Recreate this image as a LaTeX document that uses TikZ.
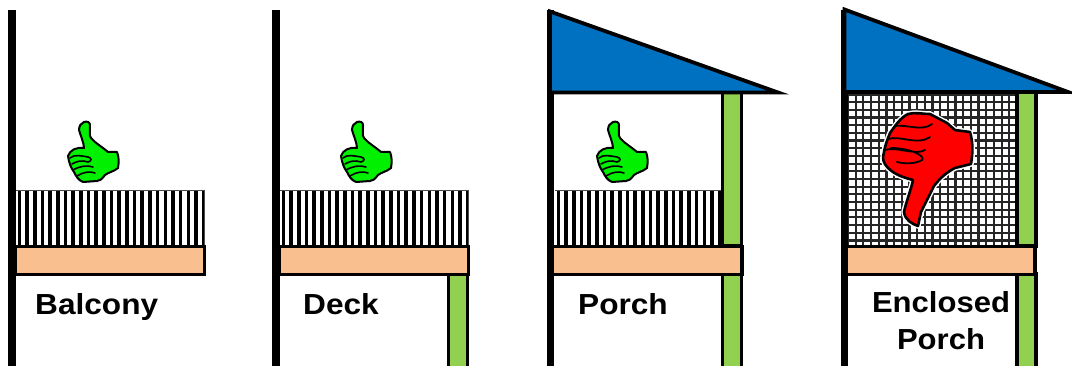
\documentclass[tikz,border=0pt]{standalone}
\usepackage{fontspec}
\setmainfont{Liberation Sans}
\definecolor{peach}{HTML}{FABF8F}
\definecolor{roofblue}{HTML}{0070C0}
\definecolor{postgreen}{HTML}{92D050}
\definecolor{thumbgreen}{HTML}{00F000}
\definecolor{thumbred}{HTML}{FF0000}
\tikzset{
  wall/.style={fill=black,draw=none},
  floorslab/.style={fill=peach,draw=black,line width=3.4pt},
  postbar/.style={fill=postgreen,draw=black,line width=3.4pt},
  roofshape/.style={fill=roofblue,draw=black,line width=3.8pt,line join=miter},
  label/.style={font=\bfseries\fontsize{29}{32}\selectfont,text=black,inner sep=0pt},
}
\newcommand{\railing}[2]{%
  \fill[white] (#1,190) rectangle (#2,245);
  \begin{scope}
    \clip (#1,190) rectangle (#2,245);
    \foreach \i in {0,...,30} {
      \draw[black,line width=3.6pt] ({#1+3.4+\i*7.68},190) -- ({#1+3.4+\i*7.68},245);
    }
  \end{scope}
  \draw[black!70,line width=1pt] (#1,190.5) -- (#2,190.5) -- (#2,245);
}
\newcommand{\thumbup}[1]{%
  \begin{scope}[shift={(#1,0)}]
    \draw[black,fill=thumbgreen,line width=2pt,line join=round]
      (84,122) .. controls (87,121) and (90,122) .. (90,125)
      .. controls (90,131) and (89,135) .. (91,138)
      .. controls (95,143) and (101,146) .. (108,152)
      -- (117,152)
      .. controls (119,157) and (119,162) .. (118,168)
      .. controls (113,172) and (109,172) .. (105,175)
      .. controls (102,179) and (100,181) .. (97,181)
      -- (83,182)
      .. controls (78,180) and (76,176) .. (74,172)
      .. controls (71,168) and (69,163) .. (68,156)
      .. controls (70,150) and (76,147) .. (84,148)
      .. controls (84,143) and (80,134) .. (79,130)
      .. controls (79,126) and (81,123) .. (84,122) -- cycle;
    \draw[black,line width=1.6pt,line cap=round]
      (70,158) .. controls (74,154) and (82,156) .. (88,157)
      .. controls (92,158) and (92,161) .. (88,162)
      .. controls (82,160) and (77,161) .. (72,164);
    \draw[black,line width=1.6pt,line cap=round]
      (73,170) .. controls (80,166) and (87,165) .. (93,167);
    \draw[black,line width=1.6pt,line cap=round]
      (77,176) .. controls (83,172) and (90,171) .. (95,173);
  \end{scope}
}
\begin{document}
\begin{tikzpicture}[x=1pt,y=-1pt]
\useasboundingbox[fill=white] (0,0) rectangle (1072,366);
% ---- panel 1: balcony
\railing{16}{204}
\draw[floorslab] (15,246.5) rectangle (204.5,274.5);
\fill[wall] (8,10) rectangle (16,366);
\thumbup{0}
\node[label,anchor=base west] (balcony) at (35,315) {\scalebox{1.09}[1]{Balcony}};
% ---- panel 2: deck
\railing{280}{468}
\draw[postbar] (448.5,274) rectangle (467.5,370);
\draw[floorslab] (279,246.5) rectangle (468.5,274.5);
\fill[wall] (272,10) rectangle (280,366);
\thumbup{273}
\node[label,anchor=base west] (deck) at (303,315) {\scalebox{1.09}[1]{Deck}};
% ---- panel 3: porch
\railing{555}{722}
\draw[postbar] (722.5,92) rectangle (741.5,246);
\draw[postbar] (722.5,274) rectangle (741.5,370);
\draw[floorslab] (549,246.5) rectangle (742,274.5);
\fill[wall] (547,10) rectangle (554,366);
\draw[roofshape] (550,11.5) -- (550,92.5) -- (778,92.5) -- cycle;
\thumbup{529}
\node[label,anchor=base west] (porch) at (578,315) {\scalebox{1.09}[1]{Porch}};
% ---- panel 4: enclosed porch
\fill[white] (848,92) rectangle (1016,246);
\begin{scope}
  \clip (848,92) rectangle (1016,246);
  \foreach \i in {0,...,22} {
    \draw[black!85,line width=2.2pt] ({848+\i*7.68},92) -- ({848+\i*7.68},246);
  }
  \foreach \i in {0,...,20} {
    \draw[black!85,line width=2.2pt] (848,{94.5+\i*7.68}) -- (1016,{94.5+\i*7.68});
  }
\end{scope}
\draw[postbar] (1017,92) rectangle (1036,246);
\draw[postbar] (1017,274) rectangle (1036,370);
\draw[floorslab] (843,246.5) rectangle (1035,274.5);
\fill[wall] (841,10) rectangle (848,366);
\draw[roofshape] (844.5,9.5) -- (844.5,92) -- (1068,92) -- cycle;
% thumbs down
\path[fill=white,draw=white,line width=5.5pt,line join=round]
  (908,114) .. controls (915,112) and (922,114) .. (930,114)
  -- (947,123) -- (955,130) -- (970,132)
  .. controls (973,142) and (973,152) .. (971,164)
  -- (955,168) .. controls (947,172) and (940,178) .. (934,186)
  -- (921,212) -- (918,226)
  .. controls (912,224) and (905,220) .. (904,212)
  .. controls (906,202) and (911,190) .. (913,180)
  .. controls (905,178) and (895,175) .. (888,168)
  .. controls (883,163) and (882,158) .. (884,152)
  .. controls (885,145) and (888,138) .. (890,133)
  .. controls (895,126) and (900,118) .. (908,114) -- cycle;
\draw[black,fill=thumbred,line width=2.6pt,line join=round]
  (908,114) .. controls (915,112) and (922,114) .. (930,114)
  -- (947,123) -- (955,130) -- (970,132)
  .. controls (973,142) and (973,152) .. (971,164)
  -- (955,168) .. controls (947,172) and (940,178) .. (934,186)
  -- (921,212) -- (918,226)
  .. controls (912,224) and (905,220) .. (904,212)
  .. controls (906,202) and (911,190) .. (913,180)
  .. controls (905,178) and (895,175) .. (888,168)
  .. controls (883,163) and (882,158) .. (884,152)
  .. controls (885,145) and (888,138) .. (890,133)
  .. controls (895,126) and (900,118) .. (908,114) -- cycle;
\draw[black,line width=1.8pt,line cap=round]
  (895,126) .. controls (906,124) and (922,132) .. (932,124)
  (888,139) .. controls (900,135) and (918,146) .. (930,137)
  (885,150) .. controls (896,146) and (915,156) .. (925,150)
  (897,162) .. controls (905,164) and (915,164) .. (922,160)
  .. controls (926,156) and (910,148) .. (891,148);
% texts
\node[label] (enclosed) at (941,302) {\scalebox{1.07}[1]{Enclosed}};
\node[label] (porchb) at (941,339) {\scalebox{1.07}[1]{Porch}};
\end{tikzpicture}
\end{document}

• Exercise: Repeat the listing in full and exactly. Do not include any images.

• Correct result:
Recreate this image as a LaTeX document that uses TikZ.
\documentclass[tikz,border=0pt]{standalone}
\usepackage{fontspec}
\setmainfont{Liberation Sans}
\definecolor{peach}{HTML}{FABF8F}
\definecolor{roofblue}{HTML}{0070C0}
\definecolor{postgreen}{HTML}{92D050}
\definecolor{thumbgreen}{HTML}{00F000}
\definecolor{thumbred}{HTML}{FF0000}
\tikzset{
  wall/.style={fill=black,draw=none},
  floorslab/.style={fill=peach,draw=black,line width=3.4pt},
  postbar/.style={fill=postgreen,draw=black,line width=3.4pt},
  roofshape/.style={fill=roofblue,draw=black,line width=3.8pt,line join=miter},
  label/.style={font=\bfseries\fontsize{29}{32}\selectfont,text=black,inner sep=0pt},
}
\newcommand{\railing}[2]{%
  \fill[white] (#1,190) rectangle (#2,245);
  \begin{scope}
    \clip (#1,190) rectangle (#2,245);
    \foreach \i in {0,...,30} {
      \draw[black,line width=3.6pt] ({#1+3.4+\i*7.68},190) -- ({#1+3.4+\i*7.68},245);
    }
  \end{scope}
  \draw[black!70,line width=1pt] (#1,190.5) -- (#2,190.5) -- (#2,245);
}
\newcommand{\thumbup}[1]{%
  \begin{scope}[shift={(#1,0)}]
    \draw[black,fill=thumbgreen,line width=2pt,line join=round]
      (84,122) .. controls (87,121) and (90,122) .. (90,125)
      .. controls (90,131) and (89,135) .. (91,138)
      .. controls (95,143) and (101,146) .. (108,152)
      -- (117,152)
      .. controls (119,157) and (119,162) .. (118,168)
      .. controls (113,172) and (109,172) .. (105,175)
      .. controls (102,179) and (100,181) .. (97,181)
      -- (83,182)
      .. controls (78,180) and (76,176) .. (74,172)
      .. controls (71,168) and (69,163) .. (68,156)
      .. controls (70,150) and (76,147) .. (84,148)
      .. controls (84,143) and (80,134) .. (79,130)
      .. controls (79,126) and (81,123) .. (84,122) -- cycle;
    \draw[black,line width=1.6pt,line cap=round]
      (70,158) .. controls (74,154) and (82,156) .. (88,157)
      .. controls (92,158) and (92,161) .. (88,162)
      .. controls (82,160) and (77,161) .. (72,164);
    \draw[black,line width=1.6pt,line cap=round]
      (73,170) .. controls (80,166) and (87,165) .. (93,167);
    \draw[black,line width=1.6pt,line cap=round]
      (77,176) .. controls (83,172) and (90,171) .. (95,173);
  \end{scope}
}
\begin{document}
\begin{tikzpicture}[x=1pt,y=-1pt]
\useasboundingbox[fill=white] (0,0) rectangle (1072,366);
% ---- panel 1: balcony
\railing{16}{204}
\draw[floorslab] (15,246.5) rectangle (204.5,274.5);
\fill[wall] (8,10) rectangle (16,366);
\thumbup{0}
\node[label,anchor=base west] (balcony) at (35,315) {\scalebox{1.09}[1]{Balcony}};
% ---- panel 2: deck
\railing{280}{468}
\draw[postbar] (448.5,274) rectangle (467.5,370);
\draw[floorslab] (279,246.5) rectangle (468.5,274.5);
\fill[wall] (272,10) rectangle (280,366);
\thumbup{273}
\node[label,anchor=base west] (deck) at (303,315) {\scalebox{1.09}[1]{Deck}};
% ---- panel 3: porch
\railing{555}{722}
\draw[postbar] (722.5,92) rectangle (741.5,246);
\draw[postbar] (722.5,274) rectangle (741.5,370);
\draw[floorslab] (549,246.5) rectangle (742,274.5);
\fill[wall] (547,10) rectangle (554,366);
\draw[roofshape] (550,11.5) -- (550,92.5) -- (778,92.5) -- cycle;
\thumbup{529}
\node[label,anchor=base west] (porch) at (578,315) {\scalebox{1.09}[1]{Porch}};
% ---- panel 4: enclosed porch
\fill[white] (848,92) rectangle (1016,246);
\begin{scope}
  \clip (848,92) rectangle (1016,246);
  \foreach \i in {0,...,22} {
    \draw[black!85,line width=2.2pt] ({848+\i*7.68},92) -- ({848+\i*7.68},246);
  }
  \foreach \i in {0,...,20} {
    \draw[black!85,line width=2.2pt] (848,{94.5+\i*7.68}) -- (1016,{94.5+\i*7.68});
  }
\end{scope}
\draw[postbar] (1017,92) rectangle (1036,246);
\draw[postbar] (1017,274) rectangle (1036,370);
\draw[floorslab] (843,246.5) rectangle (1035,274.5);
\fill[wall] (841,10) rectangle (848,366);
\draw[roofshape] (844.5,9.5) -- (844.5,92) -- (1068,92) -- cycle;
% thumbs down
\path[fill=white,draw=white,line width=5.5pt,line join=round]
  (908,114) .. controls (915,112) and (922,114) .. (930,114)
  -- (947,123) -- (955,130) -- (970,132)
  .. controls (973,142) and (973,152) .. (971,164)
  -- (955,168) .. controls (947,172) and (940,178) .. (934,186)
  -- (921,212) -- (918,226)
  .. controls (912,224) and (905,220) .. (904,212)
  .. controls (906,202) and (911,190) .. (913,180)
  .. controls (905,178) and (895,175) .. (888,168)
  .. controls (883,163) and (882,158) .. (884,152)
  .. controls (885,145) and (888,138) .. (890,133)
  .. controls (895,126) and (900,118) .. (908,114) -- cycle;
\draw[black,fill=thumbred,line width=2.6pt,line join=round]
  (908,114) .. controls (915,112) and (922,114) .. (930,114)
  -- (947,123) -- (955,130) -- (970,132)
  .. controls (973,142) and (973,152) .. (971,164)
  -- (955,168) .. controls (947,172) and (940,178) .. (934,186)
  -- (921,212) -- (918,226)
  .. controls (912,224) and (905,220) .. (904,212)
  .. controls (906,202) and (911,190) .. (913,180)
  .. controls (905,178) and (895,175) .. (888,168)
  .. controls (883,163) and (882,158) .. (884,152)
  .. controls (885,145) and (888,138) .. (890,133)
  .. controls (895,126) and (900,118) .. (908,114) -- cycle;
\draw[black,line width=1.8pt,line cap=round]
  (895,126) .. controls (906,124) and (922,132) .. (932,124)
  (888,139) .. controls (900,135) and (918,146) .. (930,137)
  (885,150) .. controls (896,146) and (915,156) .. (925,150)
  (897,162) .. controls (905,164) and (915,164) .. (922,160)
  .. controls (926,156) and (910,148) .. (891,148);
% texts
\node[label] (enclosed) at (941,302) {\scalebox{1.07}[1]{Enclosed}};
\node[label] (porchb) at (941,339) {\scalebox{1.07}[1]{Porch}};
\end{tikzpicture}
\end{document}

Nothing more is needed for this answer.